I'm currently relearning Taylor series and yersterday I thought about something that left me puzzled. As far as I understand, whenever you take the Taylor series of any function $f(x)$ around a point $x = a$, the function is exactly equal to its Taylor series, that is:
$$ f(x) = \sum_{n=0}^{\infty} \frac{f^{(n)}(a)}{n!}(x-a)^n $$
For example, if we take $f(x) = e^x$ and $x = 0$, we obtain: $ e^x = \sum_{n=0}^{\infty} \frac{x^n}{n!} $
My doubt is: the only variables in the Tayor series formula are $f(a), f'(a), f''(a),$ etc., that is, the successive derivatives of the function $f$ evaluated in one point $x = a$. But the Taylor series of $f(x)$ determine the whole function! How is it possible that the successive derivatives of the function evaluated in a single point determine the whole function? Does this mean that if we know the values of $f^{(n)}(a)$, then $f$ is uniquely determined? Is there an intuition as to why the succesive derivatives of $f$ on a single point encode the necessary information to determine $f$ uniquely?
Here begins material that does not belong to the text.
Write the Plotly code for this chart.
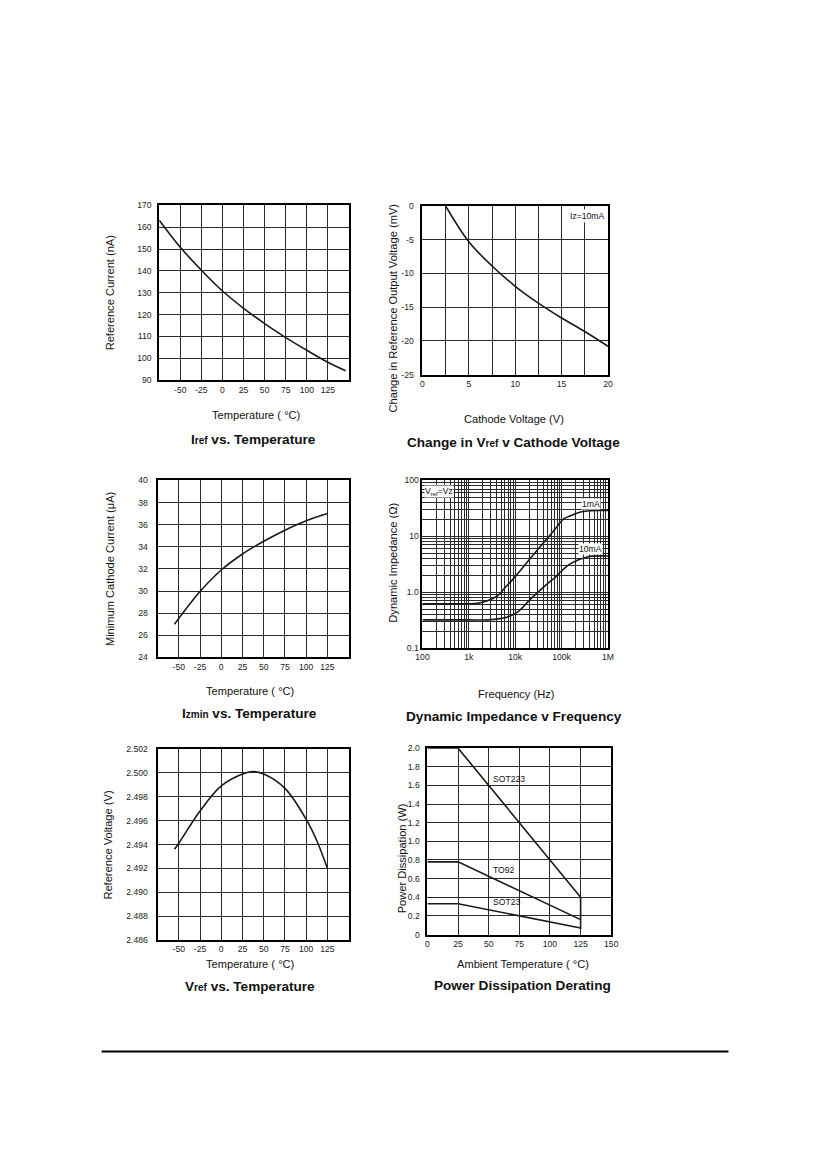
import plotly.graph_objects as go

# ---------------- data ----------------
iref_temp = [-75, -50, -25, 0, 25, 50, 75, 100, 125, 146]
iref_na = [163.2, 150.8, 140.3, 130.8, 122.9, 115.9, 109.5, 103.7, 98.2, 94.3]

cath_v = [2.5, 5, 7.5, 10, 12.5, 15, 17.5, 20]
dvref_mv = [0, -5.3, -8.9, -11.9, -14.4, -16.6, -18.6, -20.8]

izmin_temp = [-55, -25, 0, 25, 50, 75, 100, 125]
izmin_ua = [27.0, 29.95, 31.9, 33.35, 34.5, 35.5, 36.35, 37.0]

freq_1ma = [100, 1000, 1500, 2600, 4200, 6000, 10000, 20000, 42000, 70000, 112000, 160000, 257000, 684000, 1000000]
z_1ma = [0.62, 0.62, 0.63, 0.71, 0.87, 1.2, 1.9, 3.8, 7.9, 13.0, 20.7, 23.5, 27.3, 29.0, 29.0]
freq_10ma = [100, 1000, 2600, 5000, 6900, 11200, 21600, 49000, 68000, 102000, 155000, 355000, 795000, 1000000]
z_10ma = [0.32, 0.32, 0.32, 0.34, 0.36, 0.44, 0.76, 1.41, 1.76, 2.44, 3.25, 4.28, 4.47, 4.45]

vref_temp = [-55, -50, -25, 0, 25, 37, 50, 75, 100, 112, 125]
vref_v = [2.4936, 2.4941, 2.4968, 2.4989, 2.4999, 2.5001, 2.4999, 2.4987, 2.4961, 2.4944, 2.4920]

pd_temp_sot223 = [0, 25, 125, 125]
pd_sot223 = [2.0, 2.0, 0.4, 0.06]
pd_temp_to92 = [0, 25, 125]
pd_to92 = [0.78, 0.78, 0.16]
pd_temp_sot23 = [0, 25, 125]
pd_sot23 = [0.33, 0.33, 0.07]

temp_ticks = [-50, -25, 0, 25, 50, 75, 100, 125]
temp_labels = ["-50", "-25", "0", "25", "50", "75", "100", "125"]
dv_ticks = [-25, -20, -15, -10, -5, 0]
dv_labels = ["-25", "-20", "-15", "-10", "-5", "0"]
freq_ticks = [100, 1000, 10000, 100000, 1000000]
freq_labels = ["100", "1k", "10k", "100k", "1M"]
imp_ticks = [0.1, 1, 10, 100]
imp_labels = ["0.1", "1.0", "10", "100"]
pd_ticks = [0, 0.2, 0.4, 0.6, 0.8, 1.0, 1.2, 1.4, 1.6, 1.8, 2.0]
pd_labels = ["0", "0.2", "0.4", "0.6", "0.8", "1.0", "1.2", "1.4", "1.6", "1.8", "2.0"]

# ---------------- layout helpers ----------------
OFF = 8
W = 800
H = 1140
# small empirical correction for how the page lands in the screenshot
CX, SX = 2.9, 0.989
CY, SY = 3.4, 0.9932


def px(x):
    return ((x - CX) / SX - OFF) / W


def py(y):
    return 1 - ((y - CY) / SY - OFF) / H


FONT = "Liberation Sans, Arial, sans-serif"
INK = "#1a1a1a"
TICKFONT = dict(family=FONT, size=8.6, color="#222")


def axis(**kw):
    base = dict(showline=True, linecolor="black", linewidth=2, mirror=True,
                showgrid=True, gridcolor="#2a2a2a", gridwidth=1, zeroline=False,
                ticks="", tickfont=TICKFONT, fixedrange=True)
    base.update(kw)
    return base


line_style = dict(color=INK, width=1.6)

fig = go.Figure()
fig.add_trace(go.Scatter(x=iref_temp, y=iref_na, mode="lines", line=dict(**line_style, shape="spline"),
                         xaxis="x", yaxis="y", showlegend=False))
fig.add_trace(go.Scatter(x=cath_v, y=dvref_mv, mode="lines", line=dict(**line_style, shape="spline"),
                         xaxis="x2", yaxis="y2", showlegend=False))
fig.add_trace(go.Scatter(x=izmin_temp, y=izmin_ua, mode="lines", line=dict(**line_style, shape="spline"),
                         xaxis="x3", yaxis="y3", showlegend=False))
fig.add_trace(go.Scatter(x=freq_1ma, y=z_1ma, mode="lines", line=dict(**line_style, shape="spline"),
                         xaxis="x4", yaxis="y4", showlegend=False))
fig.add_trace(go.Scatter(x=freq_10ma, y=z_10ma, mode="lines", line=dict(**line_style, shape="spline"),
                         xaxis="x4", yaxis="y4", showlegend=False))
fig.add_trace(go.Scatter(x=vref_temp, y=vref_v, mode="lines", line=dict(**line_style, shape="spline"),
                         xaxis="x5", yaxis="y5", showlegend=False))
fig.add_trace(go.Scatter(x=pd_temp_sot223, y=pd_sot223, mode="lines", line=line_style,
                         xaxis="x6", yaxis="y6", showlegend=False))
fig.add_trace(go.Scatter(x=pd_temp_to92, y=pd_to92, mode="lines", line=line_style,
                         xaxis="x6", yaxis="y6", showlegend=False))
fig.add_trace(go.Scatter(x=pd_temp_sot23, y=pd_sot23, mode="lines", line=line_style,
                         xaxis="x6", yaxis="y6", showlegend=False))

minor_log_x = [m * 10 ** e for e in range(2, 6) for m in range(2, 10)]
minor_log_y = [m * 10 ** e for e in range(-1, 2) for m in range(2, 10)]

fig.update_layout(
    width=W, height=H, margin=dict(l=0, r=0, t=0, b=0),
    paper_bgcolor="white", plot_bgcolor="white",
    font=dict(family=FONT, color="#111"),
    xaxis=axis(domain=[px(156), px(347)], range=[-75, 150], tickmode="array", tickvals=temp_ticks,
               ticktext=temp_labels, anchor="y"),
    yaxis=axis(domain=[py(379.3), py(204)], range=[90, 170], dtick=10, anchor="x", ticklabelstandoff=4),
    xaxis2=axis(domain=[px(421), px(607.7)], range=[0, 20], dtick=5, anchor="y2",
                minor=dict(dtick=2.5, showgrid=True, gridcolor="#2a2a2a", gridwidth=1, ticks="")),
    yaxis2=axis(domain=[py(373.7), py(204.7)], range=[-25, 0], tickmode="array", tickvals=dv_ticks,
                ticktext=dv_labels, anchor="x2", ticklabelstandoff=5),
    xaxis3=axis(domain=[px(154.3), px(346.7)], range=[-75, 150], tickmode="array", tickvals=temp_ticks,
                ticktext=temp_labels, anchor="y3"),
    yaxis3=axis(domain=[py(657), py(479.7)], range=[24, 40], dtick=2, anchor="x3", ticklabelstandoff=6),
    xaxis4=axis(domain=[px(421), px(607.7)], type="log", range=[2, 6], tickmode="array",
                tickvals=freq_ticks, ticktext=freq_labels, anchor="y4",
                minor=dict(tickmode="array", tickvals=minor_log_x, showgrid=True, gridcolor="#2a2a2a",
                           gridwidth=1, ticks="")),
    yaxis4=axis(domain=[py(647.7), py(479.7)], type="log", range=[-1, 2], tickmode="array",
                tickvals=imp_ticks, ticktext=imp_labels, anchor="x4", ticklabelstandoff=0,
                minor=dict(tickmode="array", tickvals=minor_log_y, showgrid=True, gridcolor="#2a2a2a",
                           gridwidth=1, ticks="")),
    xaxis5=axis(domain=[px(154.3), px(346.7)], range=[-75, 150], tickmode="array", tickvals=temp_ticks,
                ticktext=temp_labels, anchor="y5"),
    yaxis5=axis(domain=[py(940.3), py(748.7)], range=[2.486, 2.502], dtick=0.002, tickformat=".3f",
                anchor="x5", ticklabelstandoff=6),
    xaxis6=axis(domain=[px(426), px(611)], range=[0, 150], dtick=25, anchor="y6"),
    yaxis6=axis(domain=[py(934.7), py(748)], range=[0, 2.0], tickmode="array", tickvals=pd_ticks,
                ticktext=pd_labels, anchor="x6", ticklabelstandoff=4),
)

ann = []


def text(x, y, s, size=11.1, angle=0, xanchor="center", yanchor="middle"):
    ann.append(dict(x=px(x), y=py(y), xref="paper", yref="paper", text=s, showarrow=False,
                    textangle=angle, xanchor=xanchor, yanchor=yanchor,
                    font=dict(family=FONT, size=size, color="#111")))


SMALL = "<span style='font-size:10px'>"
# axis titles
text(253, 414, "Temperature ( °C)")
text(106.7, 292, "Reference Current (nA)", angle=-90)
text(513, 417.7, "Cathode Voltage (V)")
text(391.7, 307, "Change in Reference Output Voltage (mV)", angle=-90)
text(247.3, 691, "Temperature ( °C)")
text(106.7, 568.3, "Minimum Cathode Current (μA)", angle=-90)
text(515, 693.3, "Frequency (Hz)")
text(391.7, 561.7, "Dynamic Impedance (Ω)", angle=-90)
text(247.3, 964.7, "Temperature ( °C)")
text(104.3, 844.7, "Reference Voltage (V)", angle=-90)
text(521.7, 964.7, "Ambient Temperature ( °C)")
text(400.7, 858, "Power Dissipation (W)", angle=-90)

# panel titles
text(250.7, 438.3, "<b>I" + SMALL + "ref</span> vs. Temperature</b>", size=13.6)
text(513, 441.7, "<b>Change in V" + SMALL + "ref</span> v Cathode Voltage</b>", size=13.6)
text(247.3, 713.3, "<b>I" + SMALL + "zmin</span> vs. Temperature</b>", size=13.6)
text(513.3, 716.7, "<b>Dynamic Impedance v Frequency</b>", size=13.6)
text(247.3, 986.3, "<b>V" + SMALL + "ref</span> vs. Temperature</b>", size=13.6)
text(521.7, 985.3, "<b>Power Dissipation Derating</b>", size=13.6)

fig.update_layout(annotations=ann)

LBL = dict(family=FONT, size=8.6, color="#111")
# in-plot labels (data coordinates)
fig.add_annotation(x=19.8, y=-1.5, xref="x2", yref="y2", text="Iz=10mA", showarrow=False,
                   xanchor="right", bgcolor="white", font=LBL)
fig.add_annotation(x=2.03, y=1.81, xref="x4", yref="y4", text="V<sub>ref</sub>=Vz", showarrow=False,
                   xanchor="left", bgcolor="white", borderpad=0, font=LBL)
fig.add_annotation(x=5.64, y=1.58, xref="x4", yref="y4", text="1mA", showarrow=False,
                   bgcolor="white", borderpad=0, font=LBL)
fig.add_annotation(x=5.62, y=0.78, xref="x4", yref="y4", text="10mA", showarrow=False,
                   bgcolor="white", borderpad=0, font=LBL)
fig.add_annotation(x=52, y=1.67, xref="x6", yref="y6", text="SOT223", showarrow=False, xanchor="left", font=LBL)
fig.add_annotation(x=52, y=0.69, xref="x6", yref="y6", text="TO92", showarrow=False, xanchor="left", font=LBL)
fig.add_annotation(x=52, y=0.345, xref="x6", yref="y6", text="SOT23", showarrow=False, xanchor="left", font=LBL)

# footer rule
fig.add_shape(type="line", xref="paper", yref="paper", x0=px(98), x1=px(729), y0=py(1052), y1=py(1052),
              line=dict(color="black", width=2))

fig.write_html("out.html")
Maybe I'm missing a key insight and all my reasoning is wrong, if so please tell where is my mistake.
Thanks!
Best Answer
You're right, in general $f$ is not determined by its derivatives at one single point. Functions satisfying this condition are called analytic. But not all smooth functions are analytic, for example
$$x\mapsto\left\{\begin{array}{c}e^{-\frac{1}{x^2}}, x>0\\0, x\leq 0\end{array}\right.$$ is a smooth function and the derivatives at zero are all zero, hence the Taylor series developed at zero does not determine the function.
Furthermore the exact statement of Taylor's theorem is quite different from what you said. It is as follows:
If $f\in C^{k+1}(\mathbb{R})$, then $$f(x)=\sum_{n=0}^k f^{(n)}(a)(x-a)^n\frac{1}{n!} + f^{(k+1)}(\xi)\frac{1}{(k+1)!}(x-a)^{k+1}$$
If you now take $k\rightarrow\infty$ it is in general not clear, that this error term converges to zero.